By 1970, cracks were spreading in the 1954 Comics Code. Marv Wolfman's surname challenged the prohibition against mentioning horror monsters. Both Marvel and DC wanted to do stories addressing the epidemic of illegal drug use. In contrast with their soapy stories of the 1960s and before, suspenseful DC covers of the early 1970s routinely showed Lois Lane, Supergirl, and Wonder Woman helpless, often bound. Additionally, the soap opera Dark Shadows had brought gothic horror to mainstream America.

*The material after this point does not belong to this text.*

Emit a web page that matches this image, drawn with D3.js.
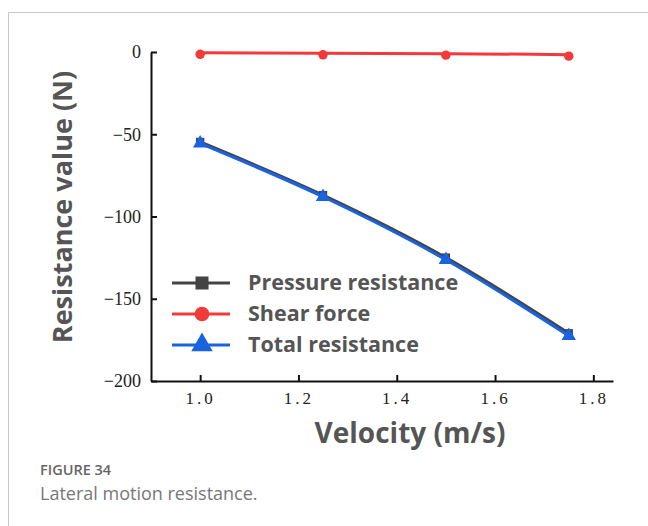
<!DOCTYPE html>
<html>
<head>
<meta charset="utf-8">
<script src="https://cdn.jsdelivr.net/npm/d3@7"></script>
<style>
  body { margin: 0; background: #fff; }
  svg { display: block; }
</style>
</head>
<body>
<svg id="chart" width="648" height="526"></svg>
<script>
// data
velocity = [1.0, 1.25, 1.5, 1.75]
pressure = [-54.7, -87, -125, -171]
shear = [-0.5, -0.8, -1.0, -1.6]
total = [-55.5, -88, -126.3, -172.5]
series_names = ["Pressure resistance", "Shear force", "Total resistance"]
series_colors = ["#444444", "#f23a3a", "#1a63e0"]
series_symbols = [d3.symbolSquare, d3.symbolCircle, d3.symbolTriangle]
x_ticks = [1.0, 1.2, 1.4, 1.6, 1.8]
y_ticks = [0, -50, -100, -150, -200]

let svg = d3.select("#chart")

// frame of the page
svg.append("path")
  .attr("d", "M8.5,526 V12.5 H648")
  .attr("fill", "none")
  .attr("stroke", "#c8c8c8")
  .attr("stroke-width", 1)

let x = d3.scaleLinear().domain([0.9, 1.84]).range([151, 613])
let y = d3.scaleLinear().domain([-200, 0]).range([381, 52])

// axes, ticks point inward
let x_axis = d3.axisBottom(x).tickValues(x_ticks).tickSizeInner(-6).tickSizeOuter(0)
  .tickPadding(11).tickFormat(d3.format(".1f"))
let y_axis = d3.axisLeft(y).tickValues(y_ticks).tickSizeInner(-6).tickSizeOuter(0)
  .tickPadding(10).tickFormat(d => d == 0 ? "0" : "\u2212" + Math.abs(d))

let gx = svg.append("g").attr("transform", "translate(0,381)").call(x_axis)
let gy = svg.append("g").attr("transform", "translate(151,0)").call(y_axis)

;[gx, gy].forEach(g => {
  g.select(".domain").attr("stroke", "#111").attr("stroke-width", 2)
  g.selectAll(".tick line").attr("stroke", "#111").attr("stroke-width", 2)
  g.selectAll(".tick text")
    .attr("fill", "#222")
    .style("font-family", "'Liberation Serif', 'DejaVu Serif', serif")
    .style("font-size", "18px")
})
gx.selectAll(".tick text").attr("letter-spacing", "3px").style("font-size", "17px")

// axis titles
svg.append("text")
  .attr("x", 410).attr("y", 443)
  .attr("text-anchor", "middle")
  .attr("fill", "#555")
  .style("font-family", "'Open Sans', 'Noto Sans', sans-serif")
  .style("font-weight", "bold")
  .style("font-size", "28px")
  .text("Velocity (m/s)")

svg.append("text")
  .attr("transform", "translate(72,207) rotate(-90)")
  .attr("text-anchor", "middle")
  .attr("fill", "#555")
  .style("font-family", "'Open Sans', 'Noto Sans', sans-serif")
  .style("font-weight", "bold")
  .style("font-size", "27px")
  .text("Resistance value (N)")

// lines
let all_series = [pressure, shear, total]
let line_gen = d3.line()
  .x((d, i) => x(velocity[i]))
  .y(d => y(d))
  .curve(d3.curveMonotoneX)

all_series.forEach((vals, k) => {
  svg.append("path")
    .datum(vals)
    .attr("d", line_gen)
    .attr("fill", "none")
    .attr("stroke", series_colors[k])
    .attr("stroke-width", 3)

  svg.selectAll(null)
    .data(vals).enter()
    .append("path")
    .attr("d", d3.symbol().type(series_symbols[k]).size(k == 2 ? 90 : 70))
    .attr("transform", (d, i) => `translate(${x(velocity[i])},${y(d) + (k == 1 ? 1.5 : 0)})`)
    .attr("fill", series_colors[k])
})

// legend
let legend = svg.append("g")
series_names.forEach((name, k) => {
  let ly = 283 + k * 31
  legend.append("line")
    .attr("x1", 172).attr("x2", 230)
    .attr("y1", ly).attr("y2", ly)
    .attr("stroke", series_colors[k])
    .attr("stroke-width", 3)
  legend.append("path")
    .attr("d", d3.symbol().type(series_symbols[k]).size(k == 2 ? 200 : 170))
    .attr("transform", `translate(202,${ly})`)
    .attr("fill", series_colors[k])
  legend.append("text")
    .attr("x", 248).attr("y", ly + 7)
    .attr("fill", "#555")
    .style("font-family", "'Open Sans', 'Noto Sans', sans-serif")
    .style("font-weight", "bold")
    .style("font-size", "21.5px")
    .text(name)
})

// caption
svg.append("text")
  .attr("x", 40).attr("y", 475)
  .attr("fill", "#666")
  .style("font-family", "'Open Sans', 'Noto Sans', sans-serif")
  .style("font-weight", "600")
  .style("font-size", "14.5px")
  .text("FIGURE 34")

svg.append("text")
  .attr("x", 40).attr("y", 500)
  .attr("fill", "#777")
  .style("font-family", "'Open Sans', 'Noto Sans', sans-serif")
  .style("font-size", "18px")
  .text("Lateral motion resistance.")
</script>
</body>
</html>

Sekowsky's first issue dives right into those waters. An evil wizard leaves Supergirl totally wrecked, her Silver Age costume in tatters, so that she must seek haberdashery aid from Diana Prince, whose book Sekowsky still controlled at the time. To fight Zond, Sekowsky brought back Morgana, an obnoxious witch he had created in Wonder Woman #186 seven months earlier. She never graced another pre-Crisis story, but the move shows unusual willingness by a DC writer to pull in characters from another book, making them integral to the plot with relatively little exposition of what happened before.
Similar horror themes predominated for the next couple of years, with Supergirl often depicted either unconscious or else restrained and terrified on the cover. Adventure #421 was the apex of the horror trend, as Supergirl was murdered and then (yes, afterward) psychically tortured by her own suicidal subconscious before clawing her way back to life.
All in all, Sekowsky's tenure on Adventure Comics serves as one of the signposts for DC entering the Bronze Age. Some of the pages in this gallery come from slightly later issues which showed the same spirit over the next two years, until Supergirl got her own book, and a new creative team adopted a milder tone.